**SUPPLIED MATERIAL:**
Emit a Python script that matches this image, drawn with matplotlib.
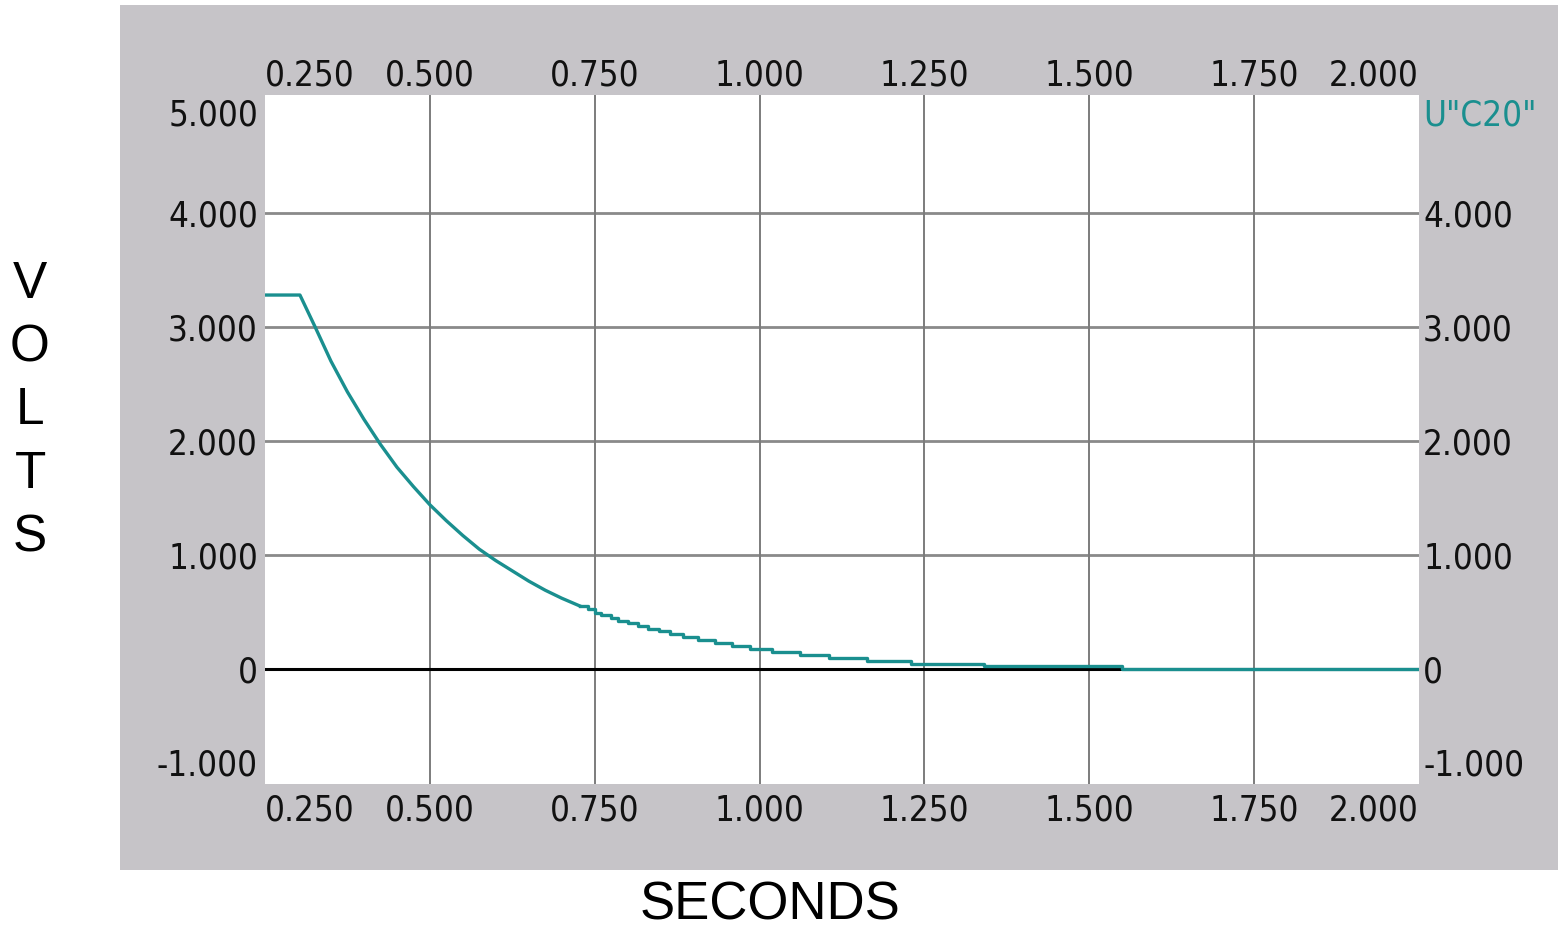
import matplotlib
matplotlib.use("Agg")
import matplotlib.pyplot as plt
from matplotlib.patches import Rectangle
from matplotlib import font_manager

# Capacitor discharge trace U"C20" (volts vs. seconds)
# Smooth part of the decay (linear segments between read samples)
ramp_t = [0.250, 0.303, 0.326, 0.350, 0.375, 0.400, 0.425, 0.450, 0.475, 0.500,
          0.525, 0.550, 0.575, 0.600, 0.625, 0.650, 0.675, 0.700, 0.727]
ramp_v = [3.28, 3.28, 3.00, 2.70, 2.43, 2.19, 1.97, 1.77, 1.60, 1.44,
          1.30, 1.17, 1.05, 0.95, 0.86, 0.77, 0.69, 0.62, 0.553]

# Quantised tail of the decay (held levels, step after each time)
step_t = [0.727, 0.740, 0.750, 0.760, 0.775, 0.785, 0.800, 0.816, 0.831, 0.848,
          0.864, 0.884, 0.906, 0.932, 0.958, 0.986, 1.019, 1.061, 1.105, 1.163,
          1.230, 1.340, 1.550, 2.000]
step_v = [0.553, 0.523, 0.494, 0.474, 0.450, 0.424, 0.401, 0.377, 0.354, 0.330,
          0.304, 0.278, 0.251, 0.225, 0.199, 0.172, 0.147, 0.121, 0.097, 0.071,
          0.047, 0.023, 0.000, 0.000]

x_ticks = [0.25, 0.50, 0.75, 1.00, 1.25, 1.50, 1.75, 2.00]
x_labels = ["0.250", "0.500", "0.750", "1.000", "1.250", "1.500", "1.750", "2.000"]
y_ticks = [-1, 0, 1, 2, 3, 4, 5]
y_labels = ["-1.000", "0", "1.000", "2.000", "3.000", "4.000", "5.000"]
y_labels_right = ["-1.000", "0", "1.000", "2.000", "3.000", "4.000", 'U"C20"']

TEAL = "#1a8f8f"
PANEL = "#c6c4c8"
GRID = "#8a8a8a"

# Prefer a narrow face for the scale numbers
_names = {f.name for f in font_manager.fontManager.ttflist}
_condensed = [f for f in font_manager.fontManager.ttflist
              if f.name == "DejaVu Sans" and f.stretch == "condensed"]
if "Liberation Sans Narrow" in _names:
    TICK_FONT, TICK_STRETCH, TICK_SIZE = "Liberation Sans Narrow", "normal", 26
elif _condensed:
    TICK_FONT, TICK_STRETCH, TICK_SIZE = "DejaVu Sans", "condensed", 25
else:
    TICK_FONT, TICK_STRETCH, TICK_SIZE = "Roboto", "normal", 24

W, H = 1558, 931
fig = plt.figure(figsize=(W / 100, H / 100), dpi=100, facecolor="white")

# Grey instrument panel behind the plot
fig.patches.append(Rectangle((120 / W, 1 - 870 / H), (W - 120) / W, 865 / H,
                             transform=fig.transFigure, facecolor=PANEL,
                             edgecolor="none", zorder=-10))

ax = fig.add_axes([265 / W, 1 - 784 / H, 1154 / W, 689 / H])
ax.set_zorder(2)
ax.set_facecolor("white")
ax.set_xlim(0.25, 2.0)
ax.set_ylim(-1.01, 5.035)
for s in ax.spines.values():
    s.set_visible(False)

# Grid lines
for yv in [1, 2, 3, 4]:
    ax.axhline(yv, color=GRID, lw=2.0, zorder=1)
for xv in [0.5, 0.75, 1.0, 1.25, 1.5, 1.75]:
    ax.axvline(xv, color="#7c7c7c", lw=1.4, zorder=1)

# Zero reference line
ax.axhline(0, color="black", lw=2.2, zorder=2)

# Trace
ax.plot(ramp_t, ramp_v, color=TEAL, lw=2.4, zorder=3)
ax.plot(step_t, step_v, color=TEAL, lw=2.4, zorder=3, drawstyle="steps-post")


def style(lab):
    lab.set_fontfamily(TICK_FONT)
    lab.set_fontstretch(TICK_STRETCH)
    lab.set_fontsize(TICK_SIZE)
    lab.set_color("#111111")


# X tick labels on top and bottom
ax.set_xticks(x_ticks, x_labels)
ax.tick_params(axis="x", length=0, top=False, labeltop=True, pad=7)
ax.set_yticks(y_ticks, y_labels)
ax.tick_params(axis="y", length=0, pad=5)
xt = ax.xaxis.get_major_ticks()
for t in xt:
    style(t.label1)
    style(t.label2)
    t.label2.set_verticalalignment("baseline")
for t in (xt[0].label1, xt[0].label2):
    t.set_horizontalalignment("left")
for t in (xt[-1].label1, xt[-1].label2):
    t.set_horizontalalignment("right")

yt = ax.yaxis.get_major_ticks()
for t in yt:
    style(t.label1)
yt[-1].label1.set_verticalalignment("top")
yt[0].label1.set_verticalalignment("bottom")

# Right-hand scale with the series name at the top
ax2 = ax.twinx()
ax2.set_zorder(3)
ax2.set_ylim(ax.get_ylim())
for s in ax2.spines.values():
    s.set_visible(False)
ax2.set_yticks(y_ticks, y_labels_right)
ax2.tick_params(axis="y", length=0, pad=3)
yt2 = ax2.yaxis.get_major_ticks()
for t in yt2:
    style(t.label2)
yt2[-1].label2.set_verticalalignment("top")
yt2[-1].label2.set_color(TEAL)
yt2[0].label2.set_verticalalignment("bottom")

# Axis titles
fig.text(30 / W, 1 - 411 / H, "V\nO\nL\nT\nS", ha="center", va="center",
         fontsize=37, fontfamily=["Liberation Sans", "DejaVu Sans"],
         linespacing=1.38)
fig.text(770 / W, 1 - 905 / H, "SECONDS", ha="center", va="center",
         fontsize=38, fontfamily=["Liberation Sans", "DejaVu Sans"])

fig.savefig("out.png", dpi=100, facecolor="white")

**TASK GOAL:**
Go from the first line of the data above to the line containing "from matplotlib import font_manager" and retype exactly those lines, both included, but none of the pictures.

**THE RESPONSE:**
Emit a Python script that matches this image, drawn with matplotlib.
import matplotlib
matplotlib.use("Agg")
import matplotlib.pyplot as plt
from matplotlib.patches import Rectangle
from matplotlib import font_manager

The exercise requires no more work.